TASK DIRECTIONS
Every line below should be copied exactly; drop the pictures.

DATA LINES
----------------

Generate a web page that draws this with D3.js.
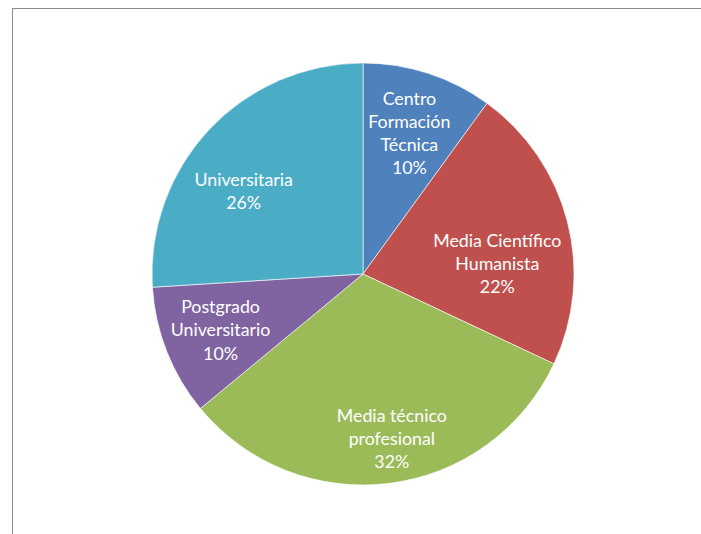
<!DOCTYPE html>
<html>
<head>
<meta charset="utf-8">
<script src="https://cdn.jsdelivr.net/npm/d3@7"></script>
<style>
  html, body { margin: 0; padding: 0; background: #ffffff; }
  svg { display: block; }
</style>
</head>
<body>
<svg id="chart" width="701" height="534"></svg>
<script>
// ---- data ----
const categories = ["Centro Formación Técnica", "Media Científico Humanista", "Media técnico profesional", "Postgrado Universitario", "Universitaria"];
const labelLines = [["Centro", "Formación", "Técnica"], ["Media Científico", "Humanista"], ["Media técnico", "profesional"], ["Postgrado", "Universitario"], ["Universitaria"]];
const values = [10, 22, 32, 10, 26];
const colors = ["#4F81BD", "#C0504D", "#9BBB59", "#8064A2", "#4BACC6"];
// label offsets from the arc centroid (layout only)
const labelNudge = [[0, 2], [-11, 27], [10, 16], [-3, 1], [-10, 20]];

const svg = d3.select("#chart");
const cx = 363, cy = 274, R = 211;

// outer frame (chart area border, extends beyond the window)
svg.append("rect")
  .attr("x", 12.5).attr("y", 8.5)
  .attr("width", 900).attr("height", 900)
  .attr("fill", "none")
  .attr("stroke", "#8a8a8a")
  .attr("stroke-width", 1);

const data = categories.map((c, i) => ({ name: c, value: values[i], lines: labelLines[i], color: colors[i], nudge: labelNudge[i] }));

const pie = d3.pie().value(d => d.value).sort(null);
const arcs = pie(data);
const arc = d3.arc().innerRadius(0).outerRadius(R);
const labelArc = d3.arc().innerRadius(150).outerRadius(150);

const g = svg.append("g").attr("transform", `translate(${cx},${cy})`);

g.selectAll("path.slice")
  .data(arcs)
  .enter().append("path")
  .attr("class", "slice")
  .attr("d", arc)
  .attr("fill", d => d.data.color)
  .attr("stroke", "#ffffff")
  .attr("stroke-opacity", 0.6)
  .attr("stroke-width", 1);

const fontSize = 17.8;
const lh = 23.2;

const labels = g.selectAll("text.lbl")
  .data(arcs)
  .enter().append("text")
  .attr("class", "lbl")
  .attr("text-anchor", "middle")
  .attr("fill", "#ffffff")
  .style("font-family", "Lato, 'Open Sans', sans-serif")
  .style("font-size", fontSize + "px");

labels.each(function(d) {
  const [x0, y0] = labelArc.centroid(d);
  const x = x0 + d.data.nudge[0];
  const y = y0 + d.data.nudge[1];
  const lines = d.data.lines.concat([Math.round(d.data.value / d3.sum(values) * 100) + "%"]);
  const n = lines.length;
  const t = d3.select(this);
  lines.forEach((ln, i) => {
    t.append("tspan")
      .attr("x", x)
      .attr("y", y + (i - (n - 1) / 2) * lh + fontSize * 0.35)
      .text(ln);
  });
});
</script>
</body>
</html>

----------------

THE RESULT
Generate a web page that draws this with D3.js.
<!DOCTYPE html>
<html>
<head>
<meta charset="utf-8">
<script src="https://cdn.jsdelivr.net/npm/d3@7"></script>
<style>
  html, body { margin: 0; padding: 0; background: #ffffff; }
  svg { display: block; }
</style>
</head>
<body>
<svg id="chart" width="701" height="534"></svg>
<script>
// ---- data ----
const categories = ["Centro Formación Técnica", "Media Científico Humanista", "Media técnico profesional", "Postgrado Universitario", "Universitaria"];
const labelLines = [["Centro", "Formación", "Técnica"], ["Media Científico", "Humanista"], ["Media técnico", "profesional"], ["Postgrado", "Universitario"], ["Universitaria"]];
const values = [10, 22, 32, 10, 26];
const colors = ["#4F81BD", "#C0504D", "#9BBB59", "#8064A2", "#4BACC6"];
// label offsets from the arc centroid (layout only)
const labelNudge = [[0, 2], [-11, 27], [10, 16], [-3, 1], [-10, 20]];

const svg = d3.select("#chart");
const cx = 363, cy = 274, R = 211;

// outer frame (chart area border, extends beyond the window)
svg.append("rect")
  .attr("x", 12.5).attr("y", 8.5)
  .attr("width", 900).attr("height", 900)
  .attr("fill", "none")
  .attr("stroke", "#8a8a8a")
  .attr("stroke-width", 1);

const data = categories.map((c, i) => ({ name: c, value: values[i], lines: labelLines[i], color: colors[i], nudge: labelNudge[i] }));

const pie = d3.pie().value(d => d.value).sort(null);
const arcs = pie(data);
const arc = d3.arc().innerRadius(0).outerRadius(R);
const labelArc = d3.arc().innerRadius(150).outerRadius(150);

const g = svg.append("g").attr("transform", `translate(${cx},${cy})`);

g.selectAll("path.slice")
  .data(arcs)
  .enter().append("path")
  .attr("class", "slice")
  .attr("d", arc)
  .attr("fill", d => d.data.color)
  .attr("stroke", "#ffffff")
  .attr("stroke-opacity", 0.6)
  .attr("stroke-width", 1);

const fontSize = 17.8;
const lh = 23.2;

const labels = g.selectAll("text.lbl")
  .data(arcs)
  .enter().append("text")
  .attr("class", "lbl")
  .attr("text-anchor", "middle")
  .attr("fill", "#ffffff")
  .style("font-family", "Lato, 'Open Sans', sans-serif")
  .style("font-size", fontSize + "px");

labels.each(function(d) {
  const [x0, y0] = labelArc.centroid(d);
  const x = x0 + d.data.nudge[0];
  const y = y0 + d.data.nudge[1];
  const lines = d.data.lines.concat([Math.round(d.data.value / d3.sum(values) * 100) + "%"]);
  const n = lines.length;
  const t = d3.select(this);
  lines.forEach((ln, i) => {
    t.append("tspan")
      .attr("x", x)
      .attr("y", y + (i - (n - 1) / 2) * lh + fontSize * 0.35)
      .text(ln);
  });
});
</script>
</body>
</html>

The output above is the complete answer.